Nous sommes en 1989, à l’ère des sommets économiques régionaux et la FQSA vient de tenir un colloque régional. Dans la Voix Gaspésienne du 29 novembre le journaliste Jean Boucher rapporte « Michel Asselin demande que la Rivière Matane soit désigné ZEC, non seulement pour assurer le maintien de l’accessibilité pour tous, mais surtout parce que la gestion par la population locale est la seule garantie pour contrer le braconnage et favoriser la développement économique »
Les consensus et les appuis politiques recueillis ont permis de soutirer les financements requis pour réaliser des travaux majeurs dans les années à venir et former la SOGERM.
En mars 1992, le MLCP confie à la SOGERM le mandat de gérer la Rivière Matane selon le mode d’une ZEC mixte, c’est-à-dire que la ZEC ne sera pas gérée que par des représentants de ses utilisateurs mais aussi par des représentants d’organismes locaux. Pierre-Paul Turcotte devient le premier président avec comme directeur général Réal Soucy. À son début, la ZEC engage 3 employés permanents et crée 17 emplois saisonniers.

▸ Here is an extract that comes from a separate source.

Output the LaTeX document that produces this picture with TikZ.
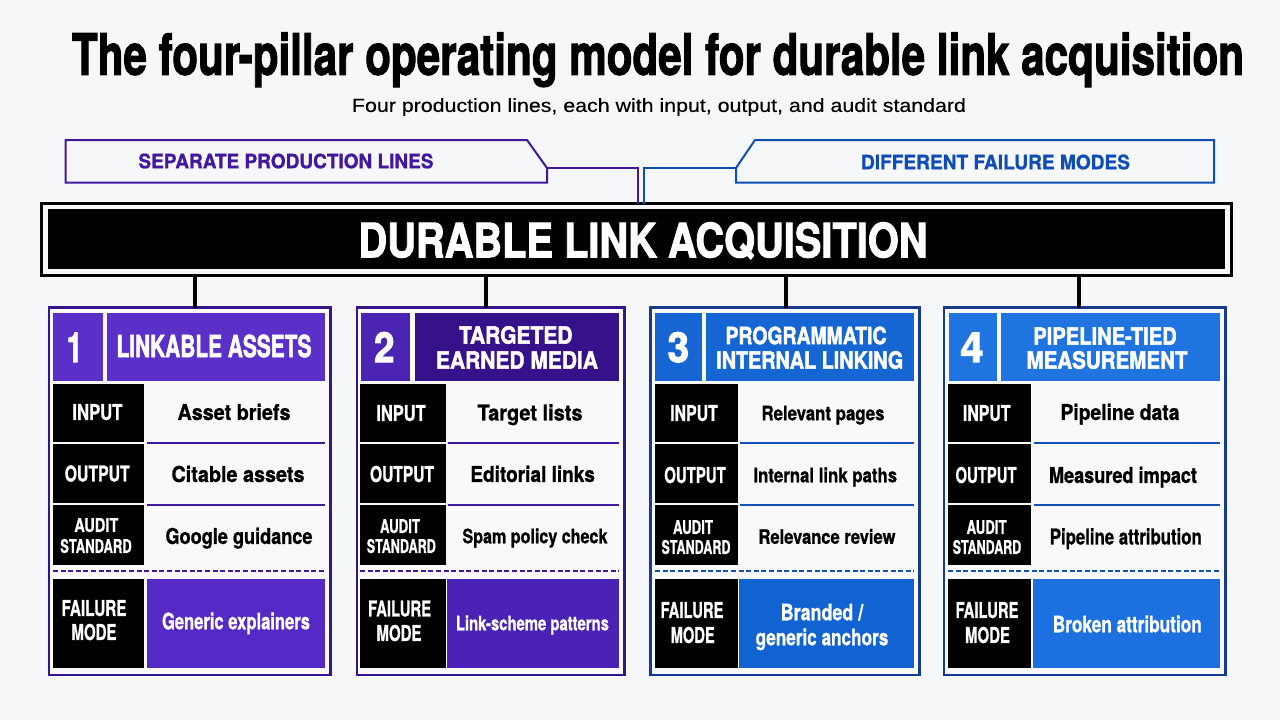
\documentclass[tikz,border=0pt]{standalone}
\usepackage{fontspec}
\usepackage{graphicx}
\setmainfont{TeX Gyre Heros}
\newfontfamily\hfam{TeX Gyre Heros}[BoldFeatures={FakeBold=2.2}]
\newfontfamily\mfam{TeX Gyre Heros}[BoldFeatures={FakeBold=1.0}]
\newfontfamily\subfam{Liberation Sans}[FakeBold=0.25]
\definecolor{pg}{HTML}{F6F7F9}
\definecolor{cardbg}{HTML}{F9F9FB}
\definecolor{pA}{HTML}{5A30C8}
\definecolor{pB}{HTML}{35128A}
\definecolor{pC}{HTML}{4C24B3}
\definecolor{pFa}{HTML}{5529C5}
\definecolor{pFb}{HTML}{4A22B5}
\definecolor{pLine}{HTML}{42189E}
\definecolor{pEdge}{HTML}{34168A}
\definecolor{bA}{HTML}{1566D3}
\definecolor{bB}{HTML}{1F74E0}
\definecolor{bFa}{HTML}{1263D2}
\definecolor{bFb}{HTML}{1C70DF}
\definecolor{bLine}{HTML}{1450B8}
\definecolor{bEdge}{HTML}{173A8C}
\definecolor{tagP}{HTML}{42189E}
\definecolor{tagB}{HTML}{0F4DB5}
\newcount\tnum
\tikzset{
  boxn/.style={inner sep=0pt,outer sep=0pt,anchor=north west},
  txtn/.style={inner sep=0pt,outer sep=0pt,anchor=base},
  stem/.style={draw=black,line width=4pt},
  rulen/.style={line width=2pt},
  dashn/.style={line width=2pt,dash pattern=on 5pt off 2.6pt},
  conn/.style={line width=2pt}
}
% box: name, x1,y1,x2,y2, style
\newcommand{\bx}[6]{\node[boxn,minimum width={(#4-#2)*1pt},minimum height={(#5-#3)*1pt},#6] (#1) at (#2,#3) {};}
% text: [family] x, ycentre of capitals, width, size, colour, text
\newcommand{\tx}[7][\hfam\bfseries]{\global\advance\tnum by 1\relax
  \pgfmathsetmacro{\fs}{#5*0.945}%
  \node[txtn,text=#6] (t\the\tnum) at ({#2},{#3+0.345*#5}) {\resizebox{#4pt}{\height}{#1\fontsize{\fs}{\fs}\selectfont #7}};}
\newcommand{\mx}[6]{\tx[\mfam\bfseries]{#1}{#2}{#3}{#4}{#5}{#6}}
\newcommand{\cardframe}[9]{\bx{c#1}{#2}{307.5}{#3}{675}{draw=#4,line width=2.5pt,fill=cardbg}
  \def\cid{#1}\def\rc{#5}\def\nf{#6}\def\tf{#7}\def\ff{#8}\def\lx{#9}\cardframeB}
\newcommand{\cardframeB}[8]{\bx{n\cid}{#1}{313}{#2}{381}{fill=\nf}
  \bx{h\cid}{#3}{313}{#4}{381}{fill=\tf}
  \bx{li\cid}{\lx}{384}{#5}{442}{fill=black}
  \bx{lo\cid}{\lx}{444}{#5}{503}{fill=black}
  \bx{la\cid}{\lx}{505}{#5}{564.5}{fill=black}
  \bx{lf\cid}{\lx}{579}{#5}{668}{fill=black}
  \bx{di\cid}{#6}{384}{#7}{442.5}{}
  \bx{do\cid}{#6}{444}{#7}{504.5}{}
  \bx{ff\cid}{#8}{579}{#7}{668}{fill=\ff}
  \draw[rulen,draw=\rc] (di\cid.south west) -- (di\cid.south east);
  \draw[rulen,draw=\rc] (do\cid.south west) -- (do\cid.south east);
  \draw[dashn,draw=\rc] (la\cid.south west |- 0,571) -- (ff\cid.south east |- 0,571);
}
\begin{document}
\begin{tikzpicture}[x=1pt,y=-1pt]
\useasboundingbox[fill=pg] (0,0) rectangle (1280,720);

% title
\tx{658}{54}{1172}{60}{black}{The four-pillar operating model for durable link acquisition}
\tx[\subfam]{659}{105}{614}{20}{black}{Four production lines, each with input, output, and audit standard}

% main bar
\bx{bar}{41.5}{203.5}{1231.5}{275.5}{draw=black,line width=3pt,fill=pg}
\bx{barin}{48}{208.5}{1225}{269}{fill=black}
\tx{643}{240}{569}{50}{white}{DURABLE LINK ACQUISITION}

% tags
\coordinate (tl1) at (65.5,140);
\coordinate (tl2) at (527,140);
\coordinate (tl3) at (547,168);
\coordinate (tl4) at (547,182.5);
\coordinate (tl5) at (65.5,182.5);
\coordinate (tlj) at (637.5,168);
\draw[conn,draw=tagP,fill=pg] (tl1) -- (tl2) -- (tl3) -- (tl4) -- (tl5) -- cycle;
\draw[conn,draw=tagP] (tl3) -- (tlj) -- (tlj |- bar.north);
\tx[\mfam\bfseries]{286}{161}{295}{21}{tagP}{SEPARATE PRODUCTION LINES}
\coordinate (tr1) at (755,140);
\coordinate (tr2) at (1214,140);
\coordinate (tr3) at (1214,182.5);
\coordinate (tr4) at (736,182.5);
\coordinate (tr5) at (736,168);
\coordinate (trj) at (644,168);
\draw[conn,draw=tagB,fill=pg] (tr1) -- (tr2) -- (tr3) -- (tr4) -- (tr5) -- cycle;
\draw[conn,draw=tagB] (tr5) -- (trj) -- (trj |- bar.north);
\tx[\mfam\bfseries]{995.5}{162}{269}{21}{tagB}{DIFFERENT FAILURE MODES}

% cards
\cardframe{1}{49}{330.5}{pEdge}{pLine}{pA}{pA}{pFa}{53}{53}{103}{107}{325}{143.5}{146.5}{325}{146.5}
\cardframe{2}{357}{624.5}{pEdge}{pLine}{pC}{pB}{pFb}{360}{360.5}{410}{414.5}{619}{445.5}{448}{619}{447}
\cardframe{3}{650.5}{919.5}{bEdge}{bLine}{bA}{bA}{bFa}{655}{655}{702}{705.5}{913.5}{737.5}{740}{913.5}{739}
\cardframe{4}{944}{1225.5}{bEdge}{bLine}{bB}{bB}{bFb}{948}{948.5}{997}{1001}{1219.5}{1030.5}{1034}{1219.5}{1033}

% stems
\path (c1.north) ++(5.5,0) coordinate (s1);
\path (c2.north) ++(-4.75,0) coordinate (s2);
\path (c3.north) ++(1,0) coordinate (s3);
\path (c4.north) ++(-5.75,0) coordinate (s4);
\foreach \i in {1,2,3,4} {\draw[stem] (bar.south -| s\i) -- (s\i);}

% card 1
\tx{74.5}{347}{15.5}{44}{white}{1}
\tx{214}{346}{195}{32}{white}{LINKABLE ASSETS}
\mx{97.4}{412}{50}{23}{white}{INPUT}
\mx{97.2}{473.5}{65}{23}{white}{OUTPUT}
\mx{96.3}{525}{44}{20}{white}{AUDIT}
\mx{96}{546}{71.5}{20}{white}{STANDARD}
\mx{94}{608}{65}{23}{white}{FAILURE}
\mx{94}{632}{45}{23}{white}{MODE}
\mx{234}{412}{113}{23}{black}{Asset briefs}
\mx{238}{474}{133}{23}{black}{Citable assets}
\mx{239}{536}{147}{23}{black}{Google guidance}
\mx{236}{621}{148}{24}{white}{Generic explainers}

% card 2
\tx{384.3}{347}{20.4}{44}{white}{2}
\tx{515.7}{335}{113.5}{25}{white}{TARGETED}
\tx{517}{360}{162}{25}{white}{EARNED MEDIA}
\mx{401}{413}{49.4}{23}{white}{INPUT}
\mx{402}{474}{64}{23}{white}{OUTPUT}
\mx{400}{526}{40}{20}{white}{AUDIT}
\mx{401.3}{546}{69}{20}{white}{STANDARD}
\mx{399.6}{608.5}{63}{23}{white}{FAILURE}
\mx{399}{633}{45}{23}{white}{MODE}
\mx{530}{412.5}{105}{23}{black}{Target lists}
\mx{532.6}{474}{124.5}{23}{black}{Editorial links}
\mx{535}{536}{145}{21}{black}{Spam policy check}
\mx{532.4}{623}{153}{21}{white}{Link-scheme patterns}

% card 3
\tx{678.4}{347}{21.7}{44}{white}{3}
\tx{806}{335.5}{161}{25}{white}{PROGRAMMATIC}
\tx{809.7}{360}{187}{25}{white}{INTERNAL LINKING}
\mx{694}{413}{47.5}{23}{white}{INPUT}
\mx{695}{475}{61.5}{23}{white}{OUTPUT}
\mx{693}{527}{40}{20}{white}{AUDIT}
\mx{696}{547}{69}{20}{white}{STANDARD}
\mx{692}{610}{63}{23}{white}{FAILURE}
\mx{692.7}{635}{44}{23}{white}{MODE}
\mx{823}{413}{123}{21}{black}{Relevant pages}
\mx{825.3}{475}{143.6}{21}{black}{Internal link paths}
\mx{827}{536.5}{137}{21}{black}{Relevance review}
\mx{822}{612}{82.5}{24}{white}{Branded /}
\mx{822}{637}{132.7}{24}{white}{generic anchors}

% card 4
\tx{972}{347}{23.3}{44}{white}{4}
\tx{1105}{336}{143.5}{25}{white}{PIPELINE-TIED}
\tx{1107}{360}{161}{25}{white}{MEASUREMENT}
\mx{986.7}{413}{47.5}{23}{white}{INPUT}
\mx{986}{475}{61}{23}{white}{OUTPUT}
\mx{986.6}{527}{40}{20}{white}{AUDIT}
\mx{987}{547}{68.5}{20}{white}{STANDARD}
\mx{987}{610}{63}{23}{white}{FAILURE}
\mx{987.5}{635}{45}{23}{white}{MODE}
\mx{1120}{412}{119}{23}{black}{Pipeline data}
\mx{1123}{475}{148}{23}{black}{Measured impact}
\mx{1125.8}{536.5}{152}{23}{black}{Pipeline attribution}
\mx{1127.3}{624}{149}{24}{white}{Broken attribution}
\end{tikzpicture}
\end{document}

Plus d’un million et demi de dollars seront investis entre les années 1990 et 1995 pour la restauration de fosses, la barrière de rétention sur la Petite Matane, la construction de l’épi artificielle de la fosse 2, la gestion des eaux, la signalisation et des améliorations aux infrastructures et équipements.
Je rappelle la restauration du poste d’observation et de la passe migratoire réalisée pendant ces années. Il est impensable 30 ans plus tard, qu’on ne puisse plus observer la montaison du saumon.
Pensant surement à l’impact économique et à l’engouement que pouvait apporter aux touristes de passage à Matane, l’observation de la pêche au centre-ville, le bien nommé Gilles Gagné écrivait, le 27 juillet 1994, dans la Voix Gaspésienne
« Si la Rivière Matane n’existait pas, il faudrait la réinventer »
La reconstruction du barrage au centre-ville, prévue pour bientôt, offre l’opportunité et le moment de parler haut et fort en faveur d’avoir un ouvrage qui favorise le passage du saumon et qui met en valeur notre rivière. Peut-être que mettre des frais d’admission à ceux qui fréquentait le poste d’observation n’était pas une bonne idée, que cela a provoqué une baisse d’achalandage. Mais de là à ne pas reconstruire le poste d’observation, c’est abandonner ce qui distinguait Matane des municipalités de l’Est du Québec : un lieu de rencontre unique de la population locale et des touristes de l’extérieur. Matane, c’est voir pêcher à la mouche en plein centre-ville et contempler la montée du saumon en rivière en se remémorant le temps des « bûcheux ».
Alors Gens de Matane, levez-vous et exigez que nos actifs soient préservés.
Par Michel Asselin®
Janvier 2022
®Ancien Membre et vice-président de l’ACPM et à ce titre, président du comité de mise en valeur de la Rivière Matane. Résident de Matane et directeur-général du CLSC de Matane de 1971 à 1995.